4 Tahoe bear cubs get human help

These Stateline cubs will be cared for in Reno before being returned to the wild.
Photo/Nevada Department of Wildlife
By Benjamin Spillman, Reno Gazette-Journal
Four bear cubs orphaned near Stateline will have a chance to grow up near Reno, at least until next winter.
That’s according to the Nevada Department of Wildlife which rescued the cubs last week after discovering their mother died, apparently of natural causes.
The cubs had been living under a walkway since their birth in January, according to a homeowner who reported the family of bears on her property.
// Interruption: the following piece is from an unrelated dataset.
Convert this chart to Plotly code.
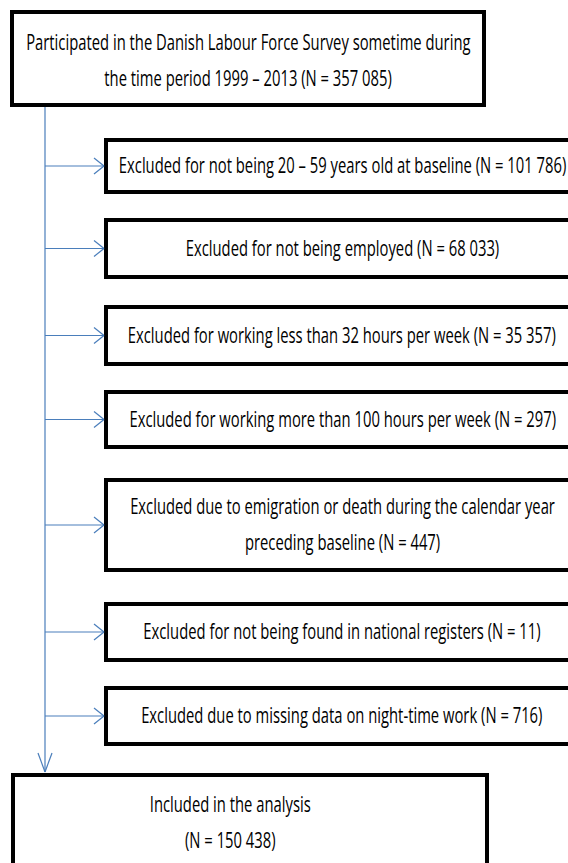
import plotly.graph_objects as go

W, H = 568, 863

# ---- data: flowchart texts ----
top_text = ["Participated in the Danish Labour Force Survey sometime during",
            "the time period 1999 \u2013 2013 (N = 357 085)"]
excl_text = [
    ["Excluded for not being 20 \u2013 59 years old at baseline (N = 101 786)"],
    ["Excluded for not being employed (N = 68 033)"],
    ["Excluded for working less than 32 hours per week (N = 35 357)"],
    ["Excluded for working more than 100 hours per week (N = 297)"],
    ["Excluded due to emigration or death during the calendar year",
     "preceding baseline (N = 447)"],
    ["Excluded for not being found in national registers (N = 11)"],
    ["Excluded due to missing data on night-time work (N = 716)"],
]
bottom_text = ["Included in the analysis", "(N = 150 438)"]

# ---- layout (pixel geometry) ----
top_box = (12, 12, 484, 105)
excl_x0, excl_x1 = 106, 620
excl_y = [(140, 192), (220, 277), (307, 364), (392, 447), (480, 570), (604, 660), (688, 744)]
bot_box = (13, 775, 487, 900)
spine_x = 45
blue = "#4a7ebb"
LINE_GAP = 36
FONT = dict(family="Open Sans, Liberation Sans, sans-serif", size=21, color="black")

fig = go.Figure()
shapes = []
annotations = []

def rect(x0, y0, x1, y1):
    shapes.append(dict(type="rect", x0=x0, y0=y0, x1=x1, y1=y1, xref="x", yref="y",
                       line=dict(color="black", width=4), fillcolor="white", layer="above"))

def line(x0, y0, x1, y1):
    shapes.append(dict(type="line", x0=x0, y0=y0, x1=x1, y1=y1, xref="x", yref="y",
                       line=dict(color=blue, width=1.2), layer="above"))

def text(x, yc, lines):
    n = len(lines)
    for i, s in enumerate(lines):
        y = yc + (i - (n - 1) / 2) * LINE_GAP
        annotations.append(dict(x=x, y=y, xref="x", yref="y", text=s,
                                showarrow=False, font=FONT, align="center",
                                xanchor="center", yanchor="middle"))

# top box
rect(*top_box)
text(248, 60, top_text)

# spine
line(spine_x, top_box[3] + 2, spine_x, bot_box[1] - 3)
line(spine_x - 7, bot_box[1] - 22, spine_x, bot_box[1] - 3)
line(spine_x + 7, bot_box[1] - 22, spine_x, bot_box[1] - 3)

# exclusion boxes + arrows
for (y0, y1), t in zip(excl_y, excl_text):
    rect(excl_x0, y0, excl_x1, y1)
    ym = (y0 + y1) / 2
    tip = excl_x0 - 2
    line(spine_x, ym, tip, ym)
    line(tip - 10, ym - 8, tip, ym)
    line(tip - 10, ym + 8, tip, ym)
    text(342, ym - 1, t)

# bottom box
rect(*bot_box)
text(230, 822, bottom_text)

fig.update_layout(
    width=W, height=H,
    margin=dict(l=0, r=0, t=0, b=0),
    paper_bgcolor="white", plot_bgcolor="white",
    xaxis=dict(range=[0, W], visible=False, fixedrange=True),
    yaxis=dict(range=[H, 0], visible=False, fixedrange=True),
    shapes=shapes, annotations=annotations, showlegend=False,
)

post = """
document.body.style.margin='0px';
document.body.style.overflow='hidden';
var gd=document.getElementById('{plot_id}');
gd.querySelectorAll('text.annotation-text').forEach(function(t){
  var b=t.getBBox(); var cx=b.x+b.width/2;
  t.setAttribute('transform','translate('+cx+',0) scale(0.705,1) translate('+(-cx)+',0)');
});
"""
fig.write_html("out.html", post_script=post, config={"staticPlot": True})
Five weeks ago Carl Lackey and NDOW tranquilized that eighteen year old sow, which is older but not ancient in a black bear life span, in the den and retagged her and all her cubs for the first time. Any sow with four cubs is a healthy bear with ample environmental conditions, ie. food and water. At six or eighteen years old! Recent studies have shown the possibility of reoccurring tranquilizing in adult black bears can create a toxic buildup. This bears death is mysterious at best, and there is a possibility that NDOW’s lust to tag every bear that steps foot in Nevada may have back fired, again.
And just to make NDOW look like heroes, Chris Healy NDOW’s spokesperson not only inferred, but outright said that these cubs were better off without their mother because NDOW had labeled her a “trash bear”. And multiple news anchors on Reno news stations felt obliged to make the same statement. Now don’t get me wrong, I have every faith that Animal Ark in Reno will do a top notch job preparing these cubs to go into hibernation next winter in the wild. I even donated $100 to them to help feed these four orphans. But I seriously take issue with NDOW, or anyone inferring that a wild animal species would have a better chance at survival being raised by humans than by being raised by their natural born mother, by virtue of what might be some percentage of her diet.